Carlos Alberto Sardenberg
O Globo
Se sabotadores internacionais viessem ao Brasil para criar o caos em nosso sistema tributário — por mais competentes que fossem —, não conseguiriam fazer estrago maior que o feito por aqui mesmo. Comecem pelo Supremo Tribunal Federal. Pois o tribunal aprovou regra que cria a seguinte situação: uma empresa foi ao Supremo e lá obteve sentença dizendo que não precisava pagar a Contribuição Social sobre o Lucro Líquido (CSLL); era coisa julgada, isso desde 2007.
Passam-se os anos, e o próprio STF decide que se enganara, aquela CSLL é devida. Ok, mas está óbvio que, durante todos os anos passados, a empresa não cometeu irregularidade alguma ao deixar de pagar um imposto com base em decisão da Corte. Logo, não deve nada e passa a pagar de agora em diante, certo?
ERRADO, DIZ O STF – A empresa tem de pagar tudo lá de trás. Empresas privadas e estatais, apanhadas nessa rasteira suprema, têm feito contas — e os passivos vão a centenas de bilhões de reais. Ora, as empresas deveriam ter provisionado esses recursos, argumentou o ministro Luís Roberto Barroso.

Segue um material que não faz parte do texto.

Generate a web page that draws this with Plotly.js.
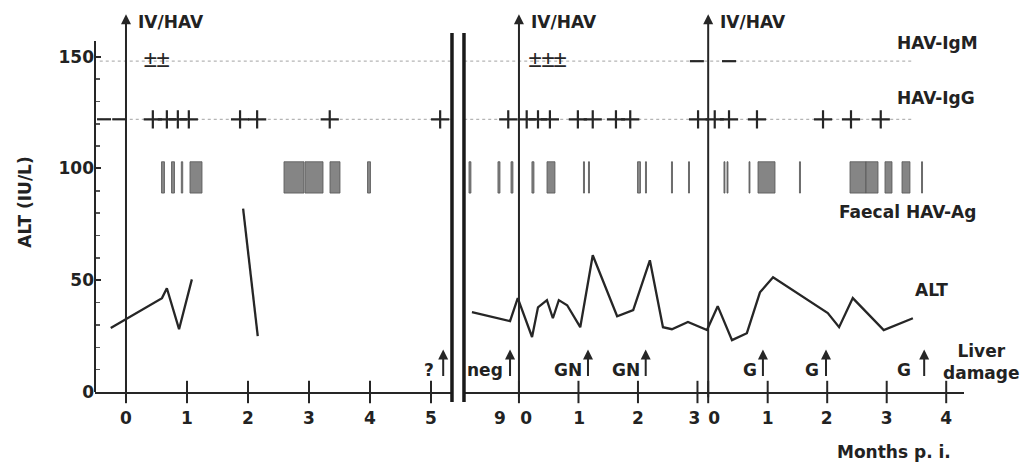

Mas se tratava de uma decisão definitiva da mais alta Corte do país. Se as empresas e as pessoas devem fazer provisões contra o risco de cair uma decisão definitiva, isso significa que todas as decisões não valem nada.
Numa rara manifestação de crítica direta a seus pares, o ministro Luiz Fux mandou ver: “Nós tivemos uma decisão que destruiu a coisa julgada, que criou a maior surpresa fiscal para os contribuintes, um risco sistêmico absurdo”.
PASSOU DOS LIMITES – Dizem que um ministro do Supremo não deve criticar assim uma decisão do próprio STF. Faz sentido, mas — caramba, pessoal — a Corte jogar no lixo uma decisão, repito, definitiva passa dos limites. Mostra como tinha razão a turma que implantou o Real:
— No Brasil, até o passado é incerto.
Ou, como disse recentemente Walter Schalka, presidente da Suzano:
— Hoje as únicas leis que se aplicam no Brasil são as leis de Newton. Nunca se sabe que lei vale para o passado, imagine para o futuro.
VIRADA DE MESA – Pois não se sabe se essa decisão do STF vale para o futuro. No Congresso Nacional, já foram apresentados três projetos de lei que “modulam” a virada de mesa. Um deles abre um Refis (quitação parcelada e com descontos) para empresa que deixou de pagar imposto com base em decisão judicial. Repararam o absurdo? Um quebra-galho para a empresa que fez tudo certo e tomou uma baita autuação.
Outros projetos permitem que a empresa surpreendida pague débitos com créditos tributários, precatórios — recursos a que a empresa tem direito e que poderiam ser usados noutras transações.
O certo seria derrubar a decisão do STF. Dirão: mas o Congresso pode derrubar uma decisão definitiva do Supremo? Ora, vamos falar francamente: definitiva? Isso já era. Agora, imagine a situação da empresa que foi autuada para pagar a CSLL lá de 2007. Paga? Recorre de novo? Espera as votações no Congresso? Óbvio que isso trava projetos e investimentos. Aplicar R$ 1 bilhão numa nova fábrica? E se tiver de pagar esse bilhão para a Receita?
MAIS UMA ARMA – Estava nisso quando o trabalho dos sabotadores ganhou nova arma: a Medida Provisória do governo Lula determinando que, em caso de empate no Conselho Administrativo de Recursos Fiscais (Carf), o voto de desempate fica com a Receita Federal. Que, lógico, cravará contra o contribuinte. (Antes, o desempate era a favor do contribuinte).
Há bilhões em disputa no Carf, grande parte decorrente de processos de fusões e aquisições.
Não se trata de malandragem, pois, mas de interpretações diferentes entre contribuintes e Receita. O que não é nada estranho diante da selva tributária.
TUDO DEPENDE… – A Petrobras tem uma pendência de R$ 5,4 bilhões no Carf. Vai pagar? Depende.
Já imaginando dificuldades no Congresso, o ministro Haddad fez um acordo com a OAB mitigando os efeitos da medida, eliminando juros e multas. Mas quem disse que o Congresso vai topar esse acordo? De novo, o que faz a empresa: paga? Recorre? Espera o Congresso?
E a reforma tributária? Bem, está rolando por aí.